LC: Yes – it also makes me wonder, as a western audience, the complexity with which we are prepared to give Palestinian subjects on film. The dichotomy between peaceful resistance – being apolitical, nonviolent – versus active political resistance, is reductive. Yet it is only the former that tends to be palatable to western audiences.

NY: This is interesting in the context of the history of human rights filmmaking. Monica Maurer is a German filmmaker who worked within the PLO in the last years of Beirut. 1979 was declared the UN International Year of the Child, so a lot of filmmakers took advantage of that to create films about children. [Maurer] made a film called “Children of Palestine.” The film is structured around the declaration of the rights of the child – they have the right to family and freedom, to work and education and time to play, a national identity, and several other rights.

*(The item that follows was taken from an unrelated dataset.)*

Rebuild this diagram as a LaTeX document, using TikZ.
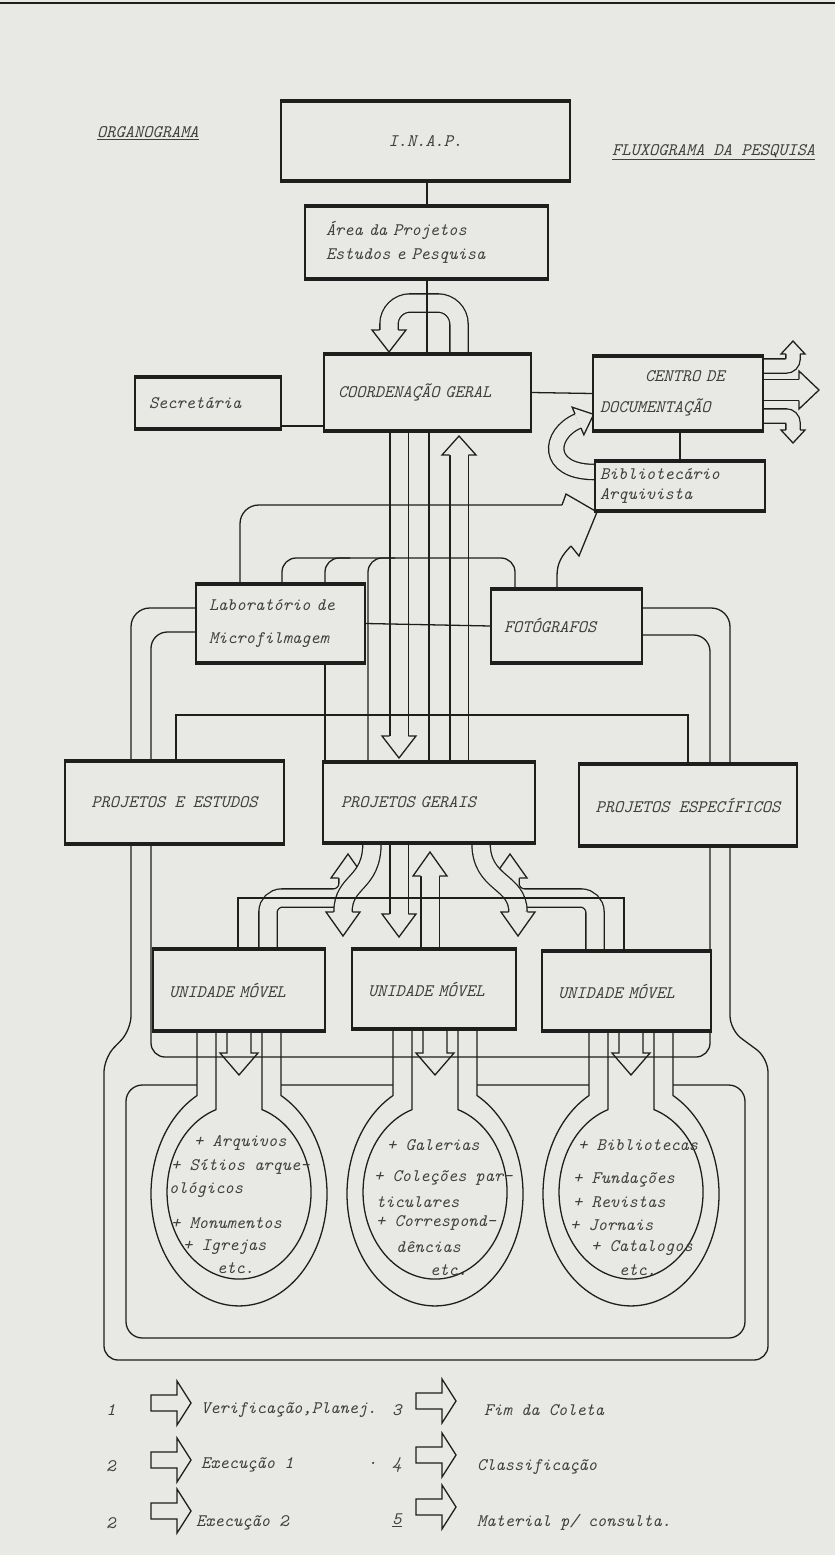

She structured the film around each of these rights and shows how the PLO, through its armed struggle, is working to mitigate the ways in which Israel is denying children these rights. The film won first prize at the International Human Rights Film Festival in Bulgaria in 1980. So militancy, as a way of working towards human rights, used to not be incompatible. Returning to what we were discussing earlier, the discourse has changed around the world. There are things you could say in the early 80s that you cannot say now.

LC: It is fascinating to think of the construction of victimhood on film – how constructing the ideal victim often necessitates taking away any kind of political agency.

NY: Yes, and that is the central challenge that Palestinian filmmakers face today. I suppose that this was one of the things I was working through in curating the film festival: exactly how you can communicate Palestinian experiences in a way that works in this context, without reinforcing that image of the Palestinian as a victim.